Repeat verbatim only the lines from the opening of the material below through the one that contains "(0,0) rectangle (634,-360);".

** start AVAILABLE DATA **

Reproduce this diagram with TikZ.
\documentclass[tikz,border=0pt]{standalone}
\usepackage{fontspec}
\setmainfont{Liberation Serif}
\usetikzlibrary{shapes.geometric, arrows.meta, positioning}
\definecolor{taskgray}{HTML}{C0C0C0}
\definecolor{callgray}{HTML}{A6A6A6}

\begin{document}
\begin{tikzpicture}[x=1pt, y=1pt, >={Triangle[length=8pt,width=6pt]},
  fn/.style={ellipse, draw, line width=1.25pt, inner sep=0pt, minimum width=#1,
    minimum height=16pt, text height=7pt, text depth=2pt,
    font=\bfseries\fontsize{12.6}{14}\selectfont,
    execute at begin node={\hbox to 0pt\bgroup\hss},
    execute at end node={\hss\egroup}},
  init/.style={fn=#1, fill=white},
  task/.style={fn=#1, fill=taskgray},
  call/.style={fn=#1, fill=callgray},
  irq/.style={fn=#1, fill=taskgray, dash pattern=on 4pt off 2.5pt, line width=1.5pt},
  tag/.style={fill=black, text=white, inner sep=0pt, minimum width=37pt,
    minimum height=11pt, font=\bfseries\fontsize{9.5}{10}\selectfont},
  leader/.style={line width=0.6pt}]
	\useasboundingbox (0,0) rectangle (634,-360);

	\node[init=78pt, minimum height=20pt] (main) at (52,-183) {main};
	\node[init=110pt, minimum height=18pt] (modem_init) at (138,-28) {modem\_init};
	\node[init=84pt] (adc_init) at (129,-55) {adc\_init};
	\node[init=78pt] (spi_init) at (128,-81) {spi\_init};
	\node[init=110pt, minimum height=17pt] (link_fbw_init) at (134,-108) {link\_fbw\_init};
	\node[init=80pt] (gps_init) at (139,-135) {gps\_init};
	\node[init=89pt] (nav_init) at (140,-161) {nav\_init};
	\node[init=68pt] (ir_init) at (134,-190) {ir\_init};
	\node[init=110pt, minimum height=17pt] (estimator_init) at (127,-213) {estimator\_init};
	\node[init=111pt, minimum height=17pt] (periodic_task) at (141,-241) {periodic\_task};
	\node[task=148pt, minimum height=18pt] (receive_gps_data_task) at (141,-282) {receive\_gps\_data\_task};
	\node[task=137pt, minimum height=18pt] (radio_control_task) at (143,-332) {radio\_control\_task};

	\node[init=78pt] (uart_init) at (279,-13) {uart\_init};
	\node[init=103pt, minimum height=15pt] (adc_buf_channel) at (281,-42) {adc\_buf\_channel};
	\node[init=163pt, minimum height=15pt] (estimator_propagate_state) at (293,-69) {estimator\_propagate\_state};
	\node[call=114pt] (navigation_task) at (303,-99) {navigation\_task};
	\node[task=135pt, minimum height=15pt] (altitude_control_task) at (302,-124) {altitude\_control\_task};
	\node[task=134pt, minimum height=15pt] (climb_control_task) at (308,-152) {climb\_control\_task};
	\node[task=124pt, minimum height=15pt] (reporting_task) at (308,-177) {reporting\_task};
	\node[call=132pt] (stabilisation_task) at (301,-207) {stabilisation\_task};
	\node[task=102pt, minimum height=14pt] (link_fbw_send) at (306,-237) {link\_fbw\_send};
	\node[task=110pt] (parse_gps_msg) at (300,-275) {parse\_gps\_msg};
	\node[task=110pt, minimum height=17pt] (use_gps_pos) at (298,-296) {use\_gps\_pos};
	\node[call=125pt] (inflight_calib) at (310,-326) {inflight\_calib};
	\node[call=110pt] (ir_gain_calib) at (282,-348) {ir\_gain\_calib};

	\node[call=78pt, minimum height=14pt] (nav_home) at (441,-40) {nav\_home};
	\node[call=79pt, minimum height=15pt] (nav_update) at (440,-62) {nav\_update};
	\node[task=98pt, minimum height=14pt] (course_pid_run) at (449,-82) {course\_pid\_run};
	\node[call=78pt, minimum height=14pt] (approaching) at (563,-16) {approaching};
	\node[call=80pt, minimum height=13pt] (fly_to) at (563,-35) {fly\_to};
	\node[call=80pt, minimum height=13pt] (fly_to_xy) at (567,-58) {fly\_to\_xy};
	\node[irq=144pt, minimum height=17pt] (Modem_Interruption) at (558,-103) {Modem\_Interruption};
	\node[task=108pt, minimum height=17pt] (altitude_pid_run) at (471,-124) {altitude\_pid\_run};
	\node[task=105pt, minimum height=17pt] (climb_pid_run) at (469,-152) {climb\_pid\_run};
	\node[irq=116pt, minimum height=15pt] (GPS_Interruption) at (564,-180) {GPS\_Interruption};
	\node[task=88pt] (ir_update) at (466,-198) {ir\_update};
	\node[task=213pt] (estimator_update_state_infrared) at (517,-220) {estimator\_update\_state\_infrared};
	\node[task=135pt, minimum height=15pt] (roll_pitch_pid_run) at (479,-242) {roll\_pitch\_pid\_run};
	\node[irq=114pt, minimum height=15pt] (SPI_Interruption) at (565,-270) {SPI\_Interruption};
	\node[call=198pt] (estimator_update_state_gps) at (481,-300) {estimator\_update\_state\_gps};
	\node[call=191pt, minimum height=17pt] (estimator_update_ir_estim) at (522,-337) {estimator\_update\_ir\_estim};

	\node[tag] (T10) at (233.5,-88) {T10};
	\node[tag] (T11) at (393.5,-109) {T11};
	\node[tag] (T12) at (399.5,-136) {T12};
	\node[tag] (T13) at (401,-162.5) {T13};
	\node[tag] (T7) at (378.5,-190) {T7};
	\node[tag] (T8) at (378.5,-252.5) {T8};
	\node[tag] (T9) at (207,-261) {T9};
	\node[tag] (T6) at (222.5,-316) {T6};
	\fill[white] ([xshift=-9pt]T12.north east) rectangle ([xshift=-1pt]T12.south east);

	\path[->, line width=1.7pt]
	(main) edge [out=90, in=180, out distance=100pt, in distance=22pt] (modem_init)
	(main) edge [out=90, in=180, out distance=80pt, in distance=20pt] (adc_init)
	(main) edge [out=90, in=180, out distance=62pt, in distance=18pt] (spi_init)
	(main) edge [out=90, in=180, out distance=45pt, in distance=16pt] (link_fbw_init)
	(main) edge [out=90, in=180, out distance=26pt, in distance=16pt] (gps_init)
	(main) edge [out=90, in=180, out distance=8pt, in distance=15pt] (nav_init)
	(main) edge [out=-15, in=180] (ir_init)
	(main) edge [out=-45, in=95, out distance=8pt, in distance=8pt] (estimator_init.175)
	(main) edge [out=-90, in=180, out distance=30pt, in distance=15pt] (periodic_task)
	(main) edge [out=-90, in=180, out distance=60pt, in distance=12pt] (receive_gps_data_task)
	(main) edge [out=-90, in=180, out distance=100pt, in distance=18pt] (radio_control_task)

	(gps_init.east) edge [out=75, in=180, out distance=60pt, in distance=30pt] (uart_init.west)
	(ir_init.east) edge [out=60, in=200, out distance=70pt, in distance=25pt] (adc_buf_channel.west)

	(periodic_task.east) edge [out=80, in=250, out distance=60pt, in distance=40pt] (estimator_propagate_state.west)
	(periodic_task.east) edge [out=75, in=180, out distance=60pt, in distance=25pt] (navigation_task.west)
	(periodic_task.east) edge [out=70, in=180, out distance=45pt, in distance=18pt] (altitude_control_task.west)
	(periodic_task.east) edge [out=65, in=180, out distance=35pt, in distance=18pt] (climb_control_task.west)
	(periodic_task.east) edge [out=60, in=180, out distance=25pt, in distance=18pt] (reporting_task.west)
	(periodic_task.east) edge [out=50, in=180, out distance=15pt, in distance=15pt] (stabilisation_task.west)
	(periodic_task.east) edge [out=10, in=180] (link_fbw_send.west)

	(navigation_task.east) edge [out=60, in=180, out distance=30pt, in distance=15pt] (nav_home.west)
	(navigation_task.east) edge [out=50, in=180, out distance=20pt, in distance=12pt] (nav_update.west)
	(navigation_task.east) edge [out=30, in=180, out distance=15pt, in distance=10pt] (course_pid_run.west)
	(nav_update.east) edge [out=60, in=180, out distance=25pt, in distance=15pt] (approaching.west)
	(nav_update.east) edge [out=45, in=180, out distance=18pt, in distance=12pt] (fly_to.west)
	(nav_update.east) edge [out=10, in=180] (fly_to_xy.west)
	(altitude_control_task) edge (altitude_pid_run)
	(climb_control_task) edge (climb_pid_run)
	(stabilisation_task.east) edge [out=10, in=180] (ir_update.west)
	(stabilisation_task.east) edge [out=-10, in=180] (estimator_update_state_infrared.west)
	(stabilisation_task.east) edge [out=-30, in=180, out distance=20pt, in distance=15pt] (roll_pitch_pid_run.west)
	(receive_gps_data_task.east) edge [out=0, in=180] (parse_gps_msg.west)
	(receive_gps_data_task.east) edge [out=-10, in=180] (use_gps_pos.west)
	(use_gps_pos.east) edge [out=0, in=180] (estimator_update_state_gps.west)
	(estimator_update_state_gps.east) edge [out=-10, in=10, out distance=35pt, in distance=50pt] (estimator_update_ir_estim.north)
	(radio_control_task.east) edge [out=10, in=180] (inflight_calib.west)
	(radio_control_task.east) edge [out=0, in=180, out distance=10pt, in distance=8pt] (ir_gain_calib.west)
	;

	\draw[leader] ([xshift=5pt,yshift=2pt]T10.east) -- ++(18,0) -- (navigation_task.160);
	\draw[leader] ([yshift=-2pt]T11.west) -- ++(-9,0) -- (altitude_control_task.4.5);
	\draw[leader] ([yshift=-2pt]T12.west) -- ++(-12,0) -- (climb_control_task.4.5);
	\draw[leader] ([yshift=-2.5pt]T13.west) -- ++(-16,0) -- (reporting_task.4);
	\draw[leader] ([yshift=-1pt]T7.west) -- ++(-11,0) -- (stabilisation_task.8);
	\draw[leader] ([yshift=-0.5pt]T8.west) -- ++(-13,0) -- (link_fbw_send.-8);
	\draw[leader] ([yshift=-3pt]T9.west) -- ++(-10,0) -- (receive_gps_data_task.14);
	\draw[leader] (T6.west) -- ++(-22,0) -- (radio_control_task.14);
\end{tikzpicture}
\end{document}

** end AVAILABLE DATA **

▶ [FINAL RESULT]:
Reproduce this diagram with TikZ.
\documentclass[tikz,border=0pt]{standalone}
\usepackage{fontspec}
\setmainfont{Liberation Serif}
\usetikzlibrary{shapes.geometric, arrows.meta, positioning}
\definecolor{taskgray}{HTML}{C0C0C0}
\definecolor{callgray}{HTML}{A6A6A6}

\begin{document}
\begin{tikzpicture}[x=1pt, y=1pt, >={Triangle[length=8pt,width=6pt]},
  fn/.style={ellipse, draw, line width=1.25pt, inner sep=0pt, minimum width=#1,
    minimum height=16pt, text height=7pt, text depth=2pt,
    font=\bfseries\fontsize{12.6}{14}\selectfont,
    execute at begin node={\hbox to 0pt\bgroup\hss},
    execute at end node={\hss\egroup}},
  init/.style={fn=#1, fill=white},
  task/.style={fn=#1, fill=taskgray},
  call/.style={fn=#1, fill=callgray},
  irq/.style={fn=#1, fill=taskgray, dash pattern=on 4pt off 2.5pt, line width=1.5pt},
  tag/.style={fill=black, text=white, inner sep=0pt, minimum width=37pt,
    minimum height=11pt, font=\bfseries\fontsize{9.5}{10}\selectfont},
  leader/.style={line width=0.6pt}]
	\useasboundingbox (0,0) rectangle (634,-360);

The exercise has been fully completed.